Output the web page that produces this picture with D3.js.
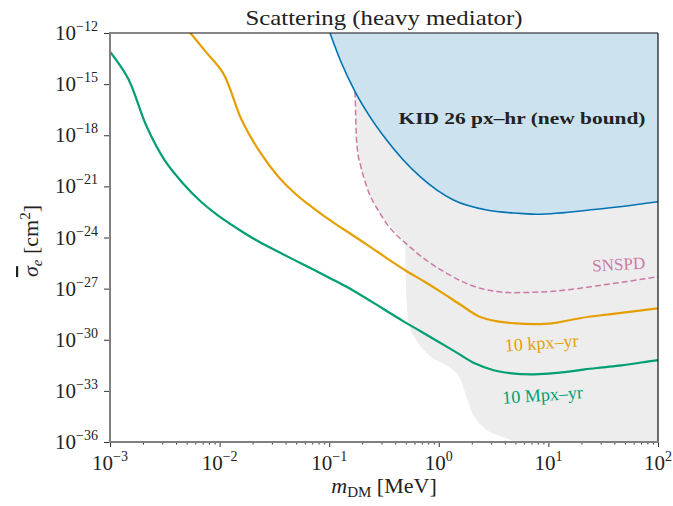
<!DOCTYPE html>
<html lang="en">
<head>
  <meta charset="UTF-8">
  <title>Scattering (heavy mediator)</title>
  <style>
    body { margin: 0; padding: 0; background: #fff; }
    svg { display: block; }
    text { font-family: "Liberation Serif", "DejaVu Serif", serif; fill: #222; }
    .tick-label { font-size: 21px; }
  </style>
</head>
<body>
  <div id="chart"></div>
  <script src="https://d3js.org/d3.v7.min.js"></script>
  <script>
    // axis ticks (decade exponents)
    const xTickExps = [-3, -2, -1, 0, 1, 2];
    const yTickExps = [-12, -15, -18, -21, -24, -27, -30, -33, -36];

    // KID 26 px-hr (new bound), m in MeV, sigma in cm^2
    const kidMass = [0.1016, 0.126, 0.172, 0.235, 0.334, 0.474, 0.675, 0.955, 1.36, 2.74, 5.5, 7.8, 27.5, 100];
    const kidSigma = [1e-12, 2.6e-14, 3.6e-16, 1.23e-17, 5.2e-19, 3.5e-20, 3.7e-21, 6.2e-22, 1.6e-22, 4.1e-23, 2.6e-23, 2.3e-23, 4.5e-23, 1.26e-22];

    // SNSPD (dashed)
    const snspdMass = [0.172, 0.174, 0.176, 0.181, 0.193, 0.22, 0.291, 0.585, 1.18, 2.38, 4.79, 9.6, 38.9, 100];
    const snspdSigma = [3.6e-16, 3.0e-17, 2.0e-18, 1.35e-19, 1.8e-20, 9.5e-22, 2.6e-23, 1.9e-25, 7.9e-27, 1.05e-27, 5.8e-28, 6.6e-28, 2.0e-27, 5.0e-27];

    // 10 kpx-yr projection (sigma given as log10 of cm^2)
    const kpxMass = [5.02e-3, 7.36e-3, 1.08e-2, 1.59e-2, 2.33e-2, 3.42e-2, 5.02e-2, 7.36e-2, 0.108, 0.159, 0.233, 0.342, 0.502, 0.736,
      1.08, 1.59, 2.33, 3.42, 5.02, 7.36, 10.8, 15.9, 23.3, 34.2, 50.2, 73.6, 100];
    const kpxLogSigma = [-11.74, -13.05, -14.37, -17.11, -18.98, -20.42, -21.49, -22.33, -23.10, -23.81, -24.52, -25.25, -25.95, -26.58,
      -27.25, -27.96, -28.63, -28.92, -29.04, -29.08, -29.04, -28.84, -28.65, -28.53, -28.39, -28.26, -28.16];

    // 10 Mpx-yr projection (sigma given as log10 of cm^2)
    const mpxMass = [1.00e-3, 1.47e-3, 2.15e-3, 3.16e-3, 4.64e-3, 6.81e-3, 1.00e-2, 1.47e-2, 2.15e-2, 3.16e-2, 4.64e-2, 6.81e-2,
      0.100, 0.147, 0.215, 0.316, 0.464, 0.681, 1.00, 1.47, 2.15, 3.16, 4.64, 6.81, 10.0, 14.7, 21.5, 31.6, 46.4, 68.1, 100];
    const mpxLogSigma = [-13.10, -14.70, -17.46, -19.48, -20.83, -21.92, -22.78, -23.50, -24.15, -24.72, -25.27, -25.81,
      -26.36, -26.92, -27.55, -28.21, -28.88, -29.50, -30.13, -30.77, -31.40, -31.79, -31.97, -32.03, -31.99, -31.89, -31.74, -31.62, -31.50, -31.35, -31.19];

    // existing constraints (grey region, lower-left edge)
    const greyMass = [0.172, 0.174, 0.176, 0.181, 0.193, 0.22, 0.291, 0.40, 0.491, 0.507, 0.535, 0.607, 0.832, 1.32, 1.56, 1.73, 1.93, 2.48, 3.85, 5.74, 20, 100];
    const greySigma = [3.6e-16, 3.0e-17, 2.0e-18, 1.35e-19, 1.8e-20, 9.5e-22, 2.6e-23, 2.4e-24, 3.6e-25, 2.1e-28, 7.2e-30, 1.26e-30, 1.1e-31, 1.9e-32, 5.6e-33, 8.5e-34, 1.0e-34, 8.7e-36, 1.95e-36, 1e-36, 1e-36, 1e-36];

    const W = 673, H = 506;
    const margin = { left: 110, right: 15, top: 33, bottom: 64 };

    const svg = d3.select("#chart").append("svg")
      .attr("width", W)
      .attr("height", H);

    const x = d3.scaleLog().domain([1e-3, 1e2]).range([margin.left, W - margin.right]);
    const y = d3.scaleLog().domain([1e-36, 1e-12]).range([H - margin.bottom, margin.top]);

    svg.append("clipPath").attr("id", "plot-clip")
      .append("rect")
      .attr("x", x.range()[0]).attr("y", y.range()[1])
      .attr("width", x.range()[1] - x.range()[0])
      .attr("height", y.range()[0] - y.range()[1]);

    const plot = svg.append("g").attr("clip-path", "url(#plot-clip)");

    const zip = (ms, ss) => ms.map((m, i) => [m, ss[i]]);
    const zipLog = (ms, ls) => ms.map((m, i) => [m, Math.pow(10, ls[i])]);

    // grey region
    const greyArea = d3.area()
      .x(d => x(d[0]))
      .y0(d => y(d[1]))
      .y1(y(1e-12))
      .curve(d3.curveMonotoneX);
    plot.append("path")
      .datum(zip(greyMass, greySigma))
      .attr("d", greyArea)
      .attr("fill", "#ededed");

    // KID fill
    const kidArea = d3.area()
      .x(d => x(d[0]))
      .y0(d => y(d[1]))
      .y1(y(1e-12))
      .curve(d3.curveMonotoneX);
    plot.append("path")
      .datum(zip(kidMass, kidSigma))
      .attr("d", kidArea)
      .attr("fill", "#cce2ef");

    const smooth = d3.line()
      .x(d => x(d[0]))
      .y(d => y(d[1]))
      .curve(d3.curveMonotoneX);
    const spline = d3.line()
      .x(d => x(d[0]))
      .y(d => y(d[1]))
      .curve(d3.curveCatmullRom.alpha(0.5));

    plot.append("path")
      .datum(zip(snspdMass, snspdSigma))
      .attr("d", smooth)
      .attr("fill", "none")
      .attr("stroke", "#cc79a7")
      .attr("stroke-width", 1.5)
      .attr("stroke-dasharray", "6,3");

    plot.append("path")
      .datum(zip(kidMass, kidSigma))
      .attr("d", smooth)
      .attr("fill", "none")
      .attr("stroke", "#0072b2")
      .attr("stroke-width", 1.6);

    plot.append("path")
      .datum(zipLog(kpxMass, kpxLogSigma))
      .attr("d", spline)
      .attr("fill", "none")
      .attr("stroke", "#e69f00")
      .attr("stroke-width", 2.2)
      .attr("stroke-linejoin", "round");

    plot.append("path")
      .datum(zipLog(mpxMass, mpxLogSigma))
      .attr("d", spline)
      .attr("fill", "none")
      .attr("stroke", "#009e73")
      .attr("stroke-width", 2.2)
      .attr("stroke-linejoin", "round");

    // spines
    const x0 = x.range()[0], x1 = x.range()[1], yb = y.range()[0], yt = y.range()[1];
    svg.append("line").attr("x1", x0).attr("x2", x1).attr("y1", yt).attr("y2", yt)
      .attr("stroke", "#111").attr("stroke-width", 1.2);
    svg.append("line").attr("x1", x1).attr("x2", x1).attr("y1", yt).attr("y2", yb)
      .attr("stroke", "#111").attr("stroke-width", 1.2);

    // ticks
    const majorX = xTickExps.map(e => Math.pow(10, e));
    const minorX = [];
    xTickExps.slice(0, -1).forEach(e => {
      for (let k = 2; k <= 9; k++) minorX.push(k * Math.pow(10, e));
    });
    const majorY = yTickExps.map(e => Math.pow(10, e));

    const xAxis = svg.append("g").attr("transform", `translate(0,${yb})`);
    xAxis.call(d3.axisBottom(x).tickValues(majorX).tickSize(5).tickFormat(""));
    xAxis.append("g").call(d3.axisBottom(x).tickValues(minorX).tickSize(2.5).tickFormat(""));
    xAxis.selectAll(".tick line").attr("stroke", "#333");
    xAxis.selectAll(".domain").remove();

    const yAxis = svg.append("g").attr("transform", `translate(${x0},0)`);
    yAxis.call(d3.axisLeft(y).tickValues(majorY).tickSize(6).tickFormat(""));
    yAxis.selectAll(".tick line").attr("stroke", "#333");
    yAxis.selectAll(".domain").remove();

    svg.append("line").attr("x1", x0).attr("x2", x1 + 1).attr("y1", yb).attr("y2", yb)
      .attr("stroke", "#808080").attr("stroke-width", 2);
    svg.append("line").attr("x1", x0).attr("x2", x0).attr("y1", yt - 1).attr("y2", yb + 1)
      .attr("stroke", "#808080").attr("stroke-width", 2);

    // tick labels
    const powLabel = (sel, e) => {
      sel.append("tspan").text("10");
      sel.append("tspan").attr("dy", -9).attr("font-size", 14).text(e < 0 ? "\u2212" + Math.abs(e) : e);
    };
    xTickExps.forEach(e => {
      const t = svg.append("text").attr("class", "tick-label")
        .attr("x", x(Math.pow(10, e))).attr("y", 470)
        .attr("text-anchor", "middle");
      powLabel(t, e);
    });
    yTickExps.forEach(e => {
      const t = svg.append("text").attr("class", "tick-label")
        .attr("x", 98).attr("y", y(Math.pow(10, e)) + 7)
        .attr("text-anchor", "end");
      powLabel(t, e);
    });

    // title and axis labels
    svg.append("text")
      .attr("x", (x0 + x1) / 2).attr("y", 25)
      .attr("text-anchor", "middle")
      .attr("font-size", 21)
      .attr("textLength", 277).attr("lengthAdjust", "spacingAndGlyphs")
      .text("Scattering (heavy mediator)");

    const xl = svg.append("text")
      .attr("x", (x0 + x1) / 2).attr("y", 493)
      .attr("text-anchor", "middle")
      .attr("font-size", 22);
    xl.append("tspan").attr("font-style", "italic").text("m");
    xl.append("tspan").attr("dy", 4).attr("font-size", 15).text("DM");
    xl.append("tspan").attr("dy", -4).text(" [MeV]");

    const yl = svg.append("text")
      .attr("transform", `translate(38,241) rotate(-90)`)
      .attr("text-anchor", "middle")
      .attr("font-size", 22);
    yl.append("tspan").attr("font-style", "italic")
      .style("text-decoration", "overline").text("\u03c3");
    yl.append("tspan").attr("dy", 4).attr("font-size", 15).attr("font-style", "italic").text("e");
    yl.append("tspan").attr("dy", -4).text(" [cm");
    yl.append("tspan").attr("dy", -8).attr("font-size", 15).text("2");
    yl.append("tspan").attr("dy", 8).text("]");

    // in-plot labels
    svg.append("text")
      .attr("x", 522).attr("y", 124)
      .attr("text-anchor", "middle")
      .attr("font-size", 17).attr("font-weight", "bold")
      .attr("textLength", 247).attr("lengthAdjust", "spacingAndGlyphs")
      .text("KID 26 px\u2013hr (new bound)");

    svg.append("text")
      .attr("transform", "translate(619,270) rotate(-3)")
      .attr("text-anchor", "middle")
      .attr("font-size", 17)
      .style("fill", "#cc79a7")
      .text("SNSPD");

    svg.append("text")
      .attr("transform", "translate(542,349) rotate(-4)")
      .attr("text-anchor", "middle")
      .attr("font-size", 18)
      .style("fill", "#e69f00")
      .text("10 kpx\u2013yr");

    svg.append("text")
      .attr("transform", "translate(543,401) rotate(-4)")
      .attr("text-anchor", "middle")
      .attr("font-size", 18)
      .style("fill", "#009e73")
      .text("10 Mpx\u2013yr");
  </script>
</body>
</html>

▬▬▬▬▬▬

Request
Leave out the pictures. Transcribe only the lines above, from the first through the one that contains "6.6e-28, 2.0e-27, 5.0e-27];".

Expected output
Output the web page that produces this picture with D3.js.
<!DOCTYPE html>
<html lang="en">
<head>
  <meta charset="UTF-8">
  <title>Scattering (heavy mediator)</title>
  <style>
    body { margin: 0; padding: 0; background: #fff; }
    svg { display: block; }
    text { font-family: "Liberation Serif", "DejaVu Serif", serif; fill: #222; }
    .tick-label { font-size: 21px; }
  </style>
</head>
<body>
  <div id="chart"></div>
  <script src="https://d3js.org/d3.v7.min.js"></script>
  <script>
    // axis ticks (decade exponents)
    const xTickExps = [-3, -2, -1, 0, 1, 2];
    const yTickExps = [-12, -15, -18, -21, -24, -27, -30, -33, -36];

    // KID 26 px-hr (new bound), m in MeV, sigma in cm^2
    const kidMass = [0.1016, 0.126, 0.172, 0.235, 0.334, 0.474, 0.675, 0.955, 1.36, 2.74, 5.5, 7.8, 27.5, 100];
    const kidSigma = [1e-12, 2.6e-14, 3.6e-16, 1.23e-17, 5.2e-19, 3.5e-20, 3.7e-21, 6.2e-22, 1.6e-22, 4.1e-23, 2.6e-23, 2.3e-23, 4.5e-23, 1.26e-22];

    // SNSPD (dashed)
    const snspdMass = [0.172, 0.174, 0.176, 0.181, 0.193, 0.22, 0.291, 0.585, 1.18, 2.38, 4.79, 9.6, 38.9, 100];
    const snspdSigma = [3.6e-16, 3.0e-17, 2.0e-18, 1.35e-19, 1.8e-20, 9.5e-22, 2.6e-23, 1.9e-25, 7.9e-27, 1.05e-27, 5.8e-28, 6.6e-28, 2.0e-27, 5.0e-27];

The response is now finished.